EXERCISE BRIEF
Copy from the first line below down to and including the line with "ax.axis('off')". Skip the pictures.

DATA SECTION
==================================================
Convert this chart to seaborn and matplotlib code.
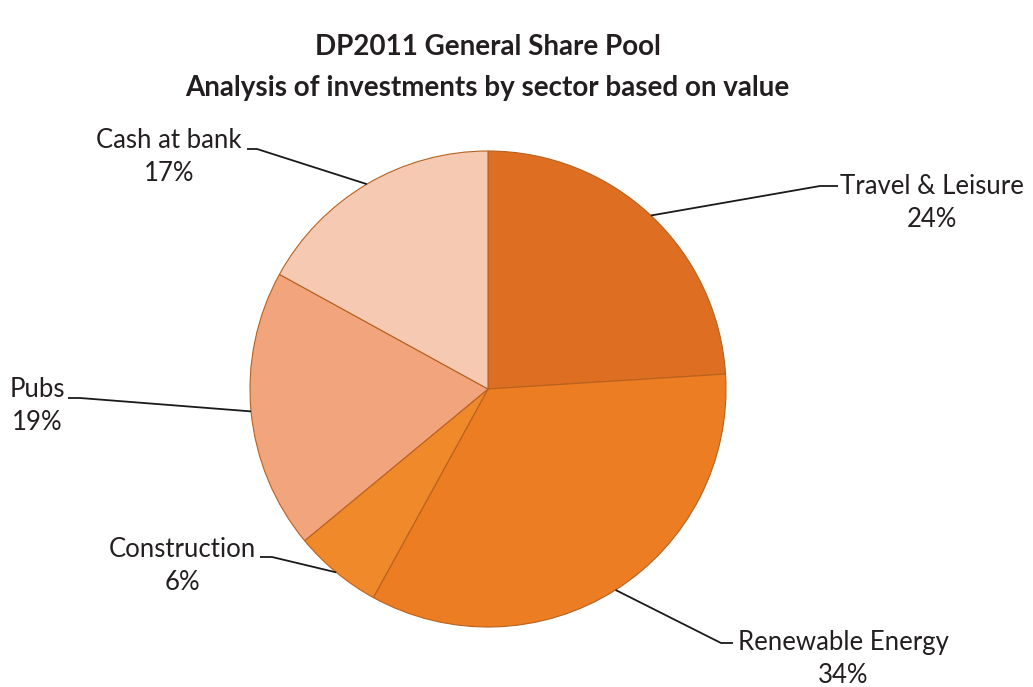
"""
DP2011 General Share Pool - sector split pie chart.
"""

import numpy as np
import matplotlib
matplotlib.use('Agg')
import matplotlib.pyplot as plt
import seaborn as sns

# Data
sectors = ['Travel & Leisure', 'Renewable Energy', 'Construction', 'Pubs', 'Cash at bank']
shares = [24, 34, 6, 19, 17]
colors = ['#DE6E22', '#EC7D22', '#F0892A', '#F2A47C', '#F6CAB2']
title_lines = ['DP2011 General Share Pool', 'Analysis of investments by sector based on value']

# label layout (pixel coords, y from top)
label_pos = [(932, 203), (843, 659), (182, 566), (37, 406), (169, 157)]
label_elbow = [((838, 186), (820, 186)), ((733, 643), (721, 643)), ((260, 557), (272, 557)),
               ((68, 398), (80, 398)), ((247, 149), (257, 149))]

W, H = 1033, 687
CENTER = (488, 389)
RADIUS = 238

sns.set_theme(style='white')
plt.rcParams['font.family'] = ['Lato', 'DejaVu Sans']

fig = plt.figure(figsize=(W / 100, H / 100), dpi=100)
ax = fig.add_axes([0, 0, 1, 1])

wedges, _ = ax.pie(
    shares,
    colors=colors,
    startangle=90,
    counterclock=False,
    radius=RADIUS,
    center=(CENTER[0], H - CENTER[1]),
    wedgeprops=dict(edgecolor='#B8611F', linewidth=0.8),
    frame=True,
)
ax.set_xlim(0, W)
ax.set_ylim(0, H)
ax.set_aspect('auto')
ax.axis('off')

# Labels with leader lines
for w, name, pct, (tx, ty), (p_end, p_elbow) in zip(wedges, sectors, shares, label_pos, label_elbow):
    mid = np.deg2rad((w.theta1 + w.theta2) / 2)
    ax_x = CENTER[0] + RADIUS * np.cos(mid)
    ax_y = (H - CENTER[1]) + RADIUS * np.sin(mid)
    ax.plot([ax_x, p_elbow[0], p_end[0]], [ax_y, H - p_elbow[1], H - p_end[1]],
            color='#1a1a1a', lw=1.3, solid_capstyle='butt')
    ax.text(tx, H - ty, f'{name}\n{pct}%', ha='center', va='center',
            multialignment='center', fontsize=18.5, color='#231f20', linespacing=1.38)

# Title
ax.text(W / 2 - 29, H - 47, title_lines[0], ha='center', va='center',
        fontsize=20, fontweight='bold', color='#231f20')
ax.text(W / 2 - 29, H - 88, title_lines[1], ha='center', va='center',
        fontsize=20, fontweight='bold', color='#231f20')

fig.savefig('out.png', dpi=100, facecolor='white')
plt.close(fig)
==================================================
RESULT FOR THIS EXERCISE
Convert this chart to seaborn and matplotlib code.
"""
DP2011 General Share Pool - sector split pie chart.
"""

import numpy as np
import matplotlib
matplotlib.use('Agg')
import matplotlib.pyplot as plt
import seaborn as sns

# Data
sectors = ['Travel & Leisure', 'Renewable Energy', 'Construction', 'Pubs', 'Cash at bank']
shares = [24, 34, 6, 19, 17]
colors = ['#DE6E22', '#EC7D22', '#F0892A', '#F2A47C', '#F6CAB2']
title_lines = ['DP2011 General Share Pool', 'Analysis of investments by sector based on value']

# label layout (pixel coords, y from top)
label_pos = [(932, 203), (843, 659), (182, 566), (37, 406), (169, 157)]
label_elbow = [((838, 186), (820, 186)), ((733, 643), (721, 643)), ((260, 557), (272, 557)),
               ((68, 398), (80, 398)), ((247, 149), (257, 149))]

W, H = 1033, 687
CENTER = (488, 389)
RADIUS = 238

sns.set_theme(style='white')
plt.rcParams['font.family'] = ['Lato', 'DejaVu Sans']

fig = plt.figure(figsize=(W / 100, H / 100), dpi=100)
ax = fig.add_axes([0, 0, 1, 1])

wedges, _ = ax.pie(
    shares,
    colors=colors,
    startangle=90,
    counterclock=False,
    radius=RADIUS,
    center=(CENTER[0], H - CENTER[1]),
    wedgeprops=dict(edgecolor='#B8611F', linewidth=0.8),
    frame=True,
)
ax.set_xlim(0, W)
ax.set_ylim(0, H)
ax.set_aspect('auto')
ax.axis('off')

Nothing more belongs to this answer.